C’est un de ces engins qui a failli tuer Hanane le 22 août dans l’après-midi, selon un témoignage recueilli par Mediapart.


Hanane se trouvait pourtant dans une zone déclarée « sûre » par l’armée israélienne, à Al-Mawasi Rafah, quasiment sur la plage. C’est là qu’elle et son mari ont planté leur tente il y a deux semaines, après de multiples déplacements.
L’endroit est surpeuplé, les abris à touche-touche, la chaleur d’août écrasante, et Hanane se trouvait, jeudi en début d’après-midi, à l’extérieur, juste devant sa tente. Elle discutait avec ses belles-sœurs et voisines. Son mari, lui, tenait compagnie à un de ses cousins, qui vend quelques épices sur une charrette à bras, au bout de la rue de sable.
Brutalement, des tirs ont retenti.
Des gens ont crié pour prévenir qu’ils venaient d’un quadricoptère.
Hanane est rentrée sous sa tente, a intimé à sa fille, qui préparait le thé, de ne surtout pas sortir.
C’est là, assise, qu’elle a été touchée par une balle.


« Ces engins, ce sont des fantômes, ils arrivent, on ne les voit pas, ou alors au dernier moment, et ils tirent. Tu es blessé ou tué avant d’avoir compris ce qui se passe. Ils sont partout dans le ciel de Gaza, raconte par téléphone Hassan, beau-frère de Hanane, à Mediapart. Deux autres femmes et un enfant ont aussi été touchés. »


Hanane, finalement, a eu de la chance. Son mari l’a portée sur son dos jusqu’à l’hôpital de campagne du CICR (Comité international de la Croix-Rouge), heureusement juste à côté. « Elle a été opérée tout de suite, elle est restée quatre ou cinq heures au bloc. Le chirurgien lui a enlevé une partie des intestins, ils étaient calcinés », reprend Hassan.
Elle est restée dans un état critique plusieurs heures. Elle s’est réveillée vendredi dans l’après-midi.

Plus un mètre carré de libre


À quelques kilomètres de là, un peu plus au nord, le Croissant-Rouge palestinien a secouru, vendredi 23 août en début d’après-midi, 17 personnes blessées lors d’une frappe contre des tentes installées à Al-Mawasi Qarara.
« La pince se referme sur nous », dit Hassan.
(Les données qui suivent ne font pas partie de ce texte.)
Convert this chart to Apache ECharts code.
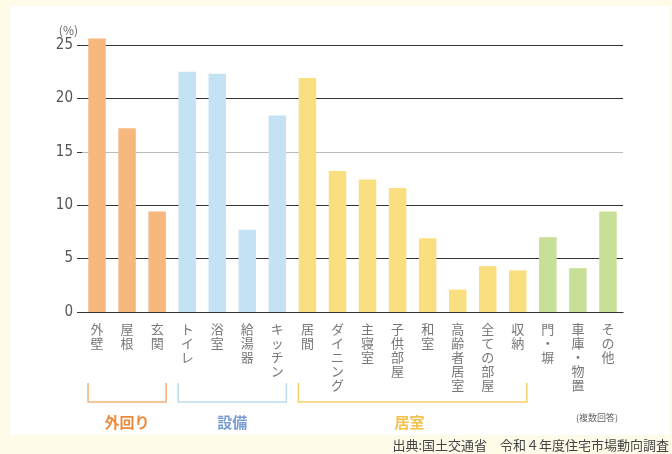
<!DOCTYPE html>
<html>
<head>
<meta charset="utf-8">
<script src="https://cdn.jsdelivr.net/npm/echarts@6/dist/echarts.min.js"></script>
<style>
  html, body { margin: 0; padding: 0; background: #fffbe9; }
  #main { width: 672px; height: 454px; }
</style>
</head>
<body>
<div id="main"></div>
<script>
var categories = ['外壁', '屋根', '玄関', 'トイレ', '浴室', '給湯器', 'キッチン', '居間', 'ダイニング',
    '主寝室', '子供部屋', '和室', '高齢者居室', '全ての部屋', '収納', '門・塀', '車庫・物置', 'その他'];
var values = [25.6, 17.2, 9.4, 22.5, 22.3, 7.7, 18.4, 21.9, 13.2,
    12.4, 11.6, 6.9, 2.1, 4.3, 3.9, 7.0, 4.1, 9.4];
// 各カテゴリのグループ番号 0:外回り 1:設備 2:居室 3:その他
var groupOf = [0, 0, 0, 1, 1, 1, 1, 2, 2, 2, 2, 2, 2, 2, 2, 3, 3, 3];
var groupNames = ['外回り', '設備', '居室'];
var groupFirst = [0, 3, 7];
var groupLast = [2, 6, 14];
var yTicks = [0, 5, 10, 15, 20, 25];

var barColors = ['#f7b87e', '#c4e2f3', '#f9df80', '#c7df97'];
var bracketColors = ['#f2b27a', '#bcdcf0', '#f5cf6a'];
var groupTextColors = ['#ee8a3c', '#7b9dd4', '#f4c14c'];

var myChart = echarts.init(document.getElementById('main'));

var option = {
    animation: false,
    textStyle: { fontFamily: 'Noto Sans CJK JP' },
    grid: { left: 82, right: 49, top: 45, bottom: 142 },
    xAxis: {
        type: 'category',
        data: categories,
        axisLine: { lineStyle: { color: '#333', width: 1.2 } },
        axisTick: { show: false },
        axisLabel: {
            interval: 0,
            margin: 10,
            verticalAlign: 'top',
            fontSize: 13,
            lineHeight: 14,
            color: '#777',
            formatter: function (v) { return v.split('').join('\n'); }
        }
    },
    yAxis: {
        type: 'value',
        min: yTicks[0],
        max: yTicks[yTicks.length - 1],
        interval: 5,
        name: '(%)',
        nameGap: 9,
        nameTextStyle: { color: '#666', fontSize: 12, align: 'right', padding: [0, 4, 0, 0] },
        axisLine: { show: false },
        axisTick: { show: true, length: 5, lineStyle: { color: '#333' } },
        axisLabel: { color: '#555', fontSize: 15, margin: 9, fontFamily: 'DejaVu Sans Condensed' },
        splitLine: { lineStyle: { color: ['#333', '#333', '#333', '#bbb', '#333', '#333'], width: 1.2 } }
    },
    series: [{
        type: 'bar',
        data: values,
        clip: false,
        barWidth: 17.5,
        itemStyle: {
            color: function (p) { return barColors[groupOf[p.dataIndex]]; }
        }
    }]
};
myChart.setOption(option);

// グループの括弧と見出しを軸の位置から描く
var elems = [{
    type: 'rect', z: -10, silent: true,
    shape: { x: 10, y: 6, width: 660, height: 429 },
    style: { fill: '#ffffff' }
}];
var halfBar = 9;
var yTop = 383, yBot = 402;
for (var g = 0; g < groupNames.length; g++) {
    var x0 = myChart.convertToPixel({ xAxisIndex: 0 }, groupFirst[g]) - halfBar;
    var x1 = myChart.convertToPixel({ xAxisIndex: 0 }, groupLast[g]) + halfBar;
    elems.push({
        type: 'polyline', silent: true,
        shape: { points: [[x0, yTop], [x0, yBot], [x1, yBot], [x1, yTop]] },
        style: { stroke: bracketColors[g], lineWidth: 1.5, fill: null }
    });
    var xc = g === 2 ? (x0 + x1) / 2 - 3 : (x0 + x1) / 2;
    elems.push({
        type: 'text', silent: true,
        x: xc, y: 422,
        style: {
            text: groupNames[g], fill: groupTextColors[g],
            font: 'bold 15px "Noto Sans CJK JP"', align: 'center', verticalAlign: 'middle'
        }
    });
}
elems.push({
    type: 'text', silent: true, x: 597, y: 418,
    style: { text: '(複数回答)', fill: '#666', font: '9px "Noto Sans CJK JP"', align: 'center', verticalAlign: 'middle' }
});
elems.push({
    type: 'text', silent: true, x: 669, y: 445,
    style: { text: '出典:国土交通省　令和４年度住宅市場動向調査', fill: '#444', font: '13px "Noto Sans CJK JP"', align: 'right', verticalAlign: 'middle' }
});
myChart.setOption({ graphic: elems });
</script>
</body>
</html>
Il évoque ainsi les multiples ordres de déplacement émis par l’armée israélienne depuis quelques jours, par exemple celui-ci, ou encore celui-là. Habituels, ils sont devenus, depuis début août, quasiment quotidiens et concernent maintenant des zones du sud et du centre de la bande de Gaza, et des quartiers de Khan Younès et Deir al-Balah jusque-là épargnés. Résultat : de plus en plus de personnes sont poussées, depuis le nord et le sud de la région centrale, vers l’ouest, c’est-à-dire l’étroite bande côtière déjà surpeuplée.


Depuis plusieurs jours, des images de fuites éperdues circulent sur tous les réseaux sociaux. Des adultes et des enfants poussant des carrioles freinées par le sable dans la nuit, des femmes portant des ballots sur une plage. Le bureau des affaires humanitaires de l’ONU a dénombré 12 ordres d’évacuation depuis le début du mois d’août, soit « environ un tous les deux jours, forçant 250 000 personnes à se déplacer une nouvelle fois », écrit-il dans un communiqué publié le 22 août.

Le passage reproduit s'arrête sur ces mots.